The paper tackled the problem of evaluating semantic fidelity in text-to-text generation tasks, where traditional metrics like BLEU and BERTScore are inadequate, by proposing the Cross-Examination Framework (CEF) that uses reference-free, multi-dimensional scoring to identify errors such as content omissions and factual contradictions, validated across translation, summarization, and clinical note-generation with strong correlation to human expert judgments.

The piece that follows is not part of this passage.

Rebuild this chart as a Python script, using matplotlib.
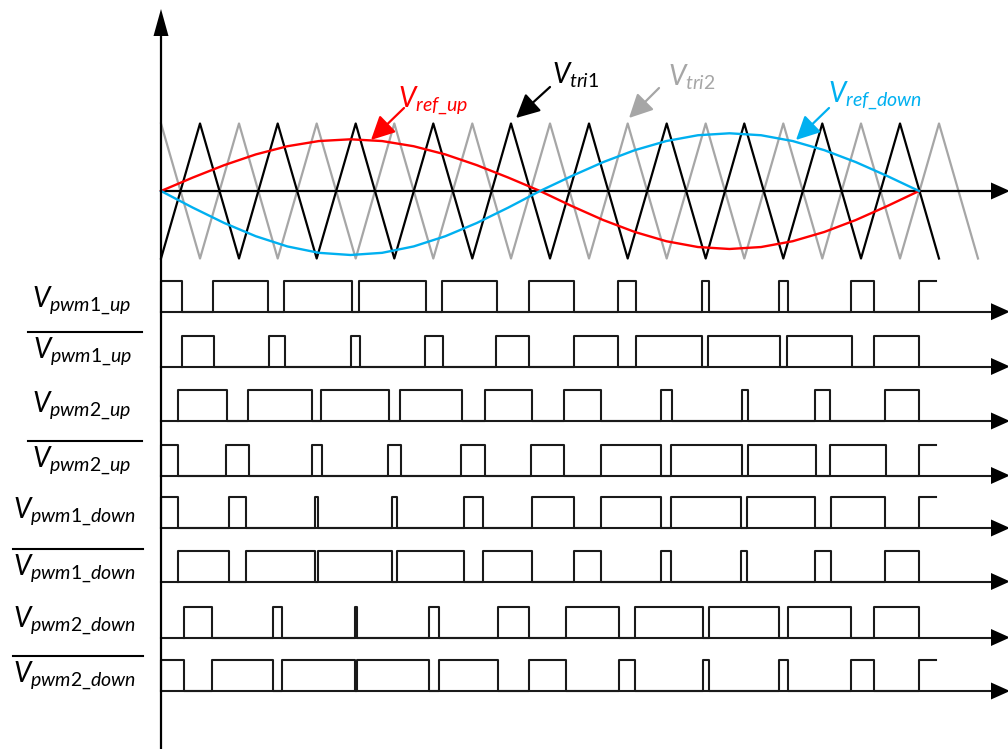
import numpy as np
import matplotlib.pyplot as plt
import matplotlib.transforms as mtransforms
from matplotlib.patches import Polygon

plt.rcParams['font.family'] = ['Lato', 'DejaVu Sans']
plt.rcParams['mathtext.fontset'] = 'custom'
plt.rcParams['mathtext.it'] = 'Lato:italic'
plt.rcParams['mathtext.rm'] = 'Lato'

# carriers: vertex times and normalised values (+1 peak, -1 trough)
tri1_t = [0, 39, 78, 116.7, 155.7, 194.7, 233.3, 272.3, 311.3, 350, 389,
          428, 466.7, 505.7, 544.7, 583.3, 622.3, 661.3, 700, 739, 778]
tri1_v = [-1, 1, -1, 1, -1, 1, -1, 1, -1, 1, -1,
          1, -1, 1, -1, 1, -1, 1, -1, 1, -1]
tri2_t = [0, 39, 78, 116.7, 155.7, 194.7, 233.3, 272.3, 311.3, 350, 389,
          428, 466.7, 505.7, 544.7, 583.3, 622.3, 661.3, 700, 739, 778, 817]
tri2_v = [1, -1, 1, -1, 1, -1, 1, -1, 1, -1, 1,
          -1, 1, -1, 1, -1, 1, -1, 1, -1, 1, -1]

# references (same time samples)
ref_t = [0, 31.6, 63.2, 94.8, 126.3, 157.9, 189.5, 221.1, 252.7, 284.3, 315.8,
         347.4, 379, 410.6, 442.2, 473.8, 505.3, 536.9, 568.5, 600.1, 631.7,
         663.3, 694.8, 726.4, 758]
ref_up = [0, 0.198, 0.383, 0.542, 0.663, 0.740, 0.766, 0.740, 0.663, 0.542, 0.383,
          0.198, 0, -0.222, -0.430, -0.607, -0.744, -0.830, -0.859, -0.830, -0.744,
          -0.607, -0.430, -0.222, 0]
ref_down = [0, -0.245, -0.474, -0.670, -0.821, -0.916, -0.948, -0.916, -0.821, -0.670, -0.474,
            -0.245, 0, 0.221, 0.428, 0.605, 0.740, 0.826, 0.855, 0.826, 0.740,
            0.605, 0.428, 0.221, 0]

# PWM edges: rise, fall, rise, fall ... (odd count -> stays high to T_END)
T_END = 774.7
pwm1_up = [0, 21.3, 52.3, 107.3, 123.3, 190.7, 198.3, 265, 281.3, 335.7, 368, 413,
           457.3, 475, 540.7, 548, 618.3, 626.7, 690, 713.3, 758.3]
pwm1_up_n = [21.3, 53, 108, 124, 190, 199, 264, 281.7, 335, 368.3, 413, 457.3,
             475, 540.7, 547.3, 619, 625.7, 690.7, 713.3, 758.3]
pwm2_up = [16.7, 65.7, 87.3, 151.3, 160, 228, 239, 300.7, 324, 370.7, 403.3, 439.7,
           500, 510.7, 580.7, 586.7, 654, 669, 724, 758.3]
pwm2_up_n = [0, 17.3, 65, 88, 150.7, 160.7, 227.3, 239.7, 300, 324, 370, 403.3,
             439.7, 500, 510, 580.7, 586.7, 654.7, 669, 724.7, 758.3]
pwm1_down = [0, 16.9, 68.3, 85.3, 153.8, 157.3, 231.3, 235.8, 302.7, 322.3, 370.7, 413.2,
             439.5, 500.3, 510.4, 580.4, 586.3, 654.4, 669.6, 724.2, 758]
pwm1_down_n = [16.9, 68.3, 85.3, 153.8, 157.3, 231.3, 235.8, 302.7, 322.3, 370.7,
               413.2, 439.5, 500.3, 510.4, 580.4, 586.3, 654.4, 669.6, 724.2, 758]
pwm2_down = [23, 50.8, 112, 120.6, 193.5, 195.5, 267.6, 278, 336.9, 367.9, 404.9, 457.5,
             474.3, 541.5, 547.8, 618.1, 627, 689.5, 713.4, 758]
pwm2_down_n = [0, 23, 50.8, 112, 120.6, 193.5, 195.5, 267.6, 278, 336.9, 367.9, 404.9,
               457.5, 474.3, 541.5, 547.8, 618.1, 627, 689.5, 713.4, 758]

rows = [pwm1_up, pwm1_up_n, pwm2_up, pwm2_up_n,
        pwm1_down, pwm1_down_n, pwm2_down, pwm2_down_n]
row_subs = ['pwm1\\_up', 'pwm1\\_up', 'pwm2\\_up', 'pwm2\\_up',
            'pwm1\\_down', 'pwm1\\_down', 'pwm2\\_down', 'pwm2\\_down']
row_bar = [False, True, False, True, False, True, False, True]

# layout (pixels)
W, H = 1008, 749
X0 = 161
AX0 = 191
AMP = 67.5
row_base = [311.7, 366.5, 421, 475.5, 528, 581.5, 637.5, 691]
PULSE_H = 31
label_x = [32, 33, 32, 32, 13, 13, 13, 13]
label_y = [307, 358, 412, 467, 518, 575, 627, 682]

RED = '#ff0000'
BLUE = '#00b0f0'
GRAY = '#a6a6a6'
INK = '#1a1a1a'

fig = plt.figure(figsize=(W / 100, H / 100), dpi=100)
ax = fig.add_axes([0, 0, 1, 1])
ax.set_xlim(-X0, W - X0)
ax.set_ylim(H, 0)
ax.axis('off')
pix = mtransforms.Affine2D().translate(-X0, 0) + ax.transData


def head(x, y, direction):
    if direction == 'right':
        pts = [(x, y), (x - 19, y - 8.5), (x - 19, y + 8.5)]
    else:
        pts = [(x, y), (x - 7.5, y + 27), (x + 7.5, y + 27)]
    ax.add_patch(Polygon(pts, closed=True, color='black', lw=0, transform=pix, zorder=6))


# carriers and references
ax.plot(tri2_t, AX0 - AMP * np.array(tri2_v), color=GRAY, lw=1.6, zorder=2)
ax.plot(tri1_t, AX0 - AMP * np.array(tri1_v), color='black', lw=1.6, zorder=3)
ax.plot([X0, 992], [AX0, AX0], color='black', lw=1.6, transform=pix, zorder=4)
head(1010, AX0, 'right')
ax.plot(ref_t, AX0 - AMP * np.array(ref_up), color=RED, lw=1.7, zorder=5)
ax.plot(ref_t, AX0 - AMP * np.array(ref_down), color=BLUE, lw=1.7, zorder=5)

# vertical axis
ax.plot([X0, X0], [H, 30], color='black', lw=1.6, transform=pix, zorder=6)
head(X0, 9, 'up')

# pwm rows
for edges, base in zip(rows, row_base):
    xs, ys = [], []
    for i in range(0, len(edges), 2):
        r = edges[i]
        if i + 1 < len(edges):
            f = edges[i + 1]
            xs += [r, r, f, f]
            ys += [0, 1, 1, 0]
        else:
            xs += [r, r, T_END]
            ys += [0, 1, 1]
    ax.plot(xs, base - PULSE_H * np.array(ys), color=INK, lw=1.5, zorder=4)
    ax.plot([X0, 992], [base, base], color=INK, lw=1.5, transform=pix, zorder=4)
    head(1010, base, 'right')

# row labels
for sub, bar, lx, ly in zip(row_subs, row_bar, label_x, label_y):
    ax.text(lx, ly, r'$V_{\mathit{%s}}$' % sub, fontsize=20, color='black',
            ha='left', va='baseline', transform=pix)
    if bar:
        if 'down' in sub:
            bx = (13, 143)
        else:
            bx = (28, 142)
        ax.plot(bx, [ly - 26.5, ly - 26.5], color='black', lw=1.5, transform=pix)

# curve labels with arrows
notes = [(r'$V_{\mathit{ref\_up}}$', RED, (398, 107), (404, 108), (371, 140)),
         (r'$V_{\mathit{tri1}}$', 'black', (552, 83), (550, 87), (516, 118)),
         (r'$V_{\mathit{tri2}}$', GRAY, (668, 85), (659, 88), (629, 118)),
         (r'$V_{\mathit{ref\_down}}$', BLUE, (828, 103), (829, 108), (796, 140))]
for txt, col, tpos, tail, tip in notes:
    ax.text(tpos[0], tpos[1], txt, fontsize=20, color=col, ha='left', va='baseline',
            transform=pix)
    ax.annotate('', xy=tip, xycoords=pix, xytext=tail, textcoords=pix,
                arrowprops=dict(arrowstyle='-|>,head_length=0.8,head_width=0.4',
                                color=col, lw=1.6, shrinkA=0, shrinkB=0,
                                mutation_scale=18))

fig.savefig('out.png', dpi=100)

Traditional metrics like BLEU and BERTScore fail to capture semantic fidelity in generative text-to-text tasks. We adapt the Cross-Examination Framework (CEF) for a reference-free, multi-dimensional evaluation by treating the source and candidate as independent knowledge bases. CEF generates verifiable questions from each text and performs a cross-examination to derive three interpretable scores: Coverage, Conformity, and Consistency. Validated across translation, summarization and clinical note-generation, our framework identifies critical errors, such as content omissions and factual contradictions, missed by standard metrics. A key contribution is a systematic robustness analysis to select a stable judge model. Crucially, the strong correlation between our reference-free and with-reference modes validates CEF's reliability without gold references. Furthermore, human expert validation demonstrates that CEF mismatching questions align with meaning-altering semantic errors higher than with non-semantic errors, particularly excelling at identifying entity-based and relational distortions.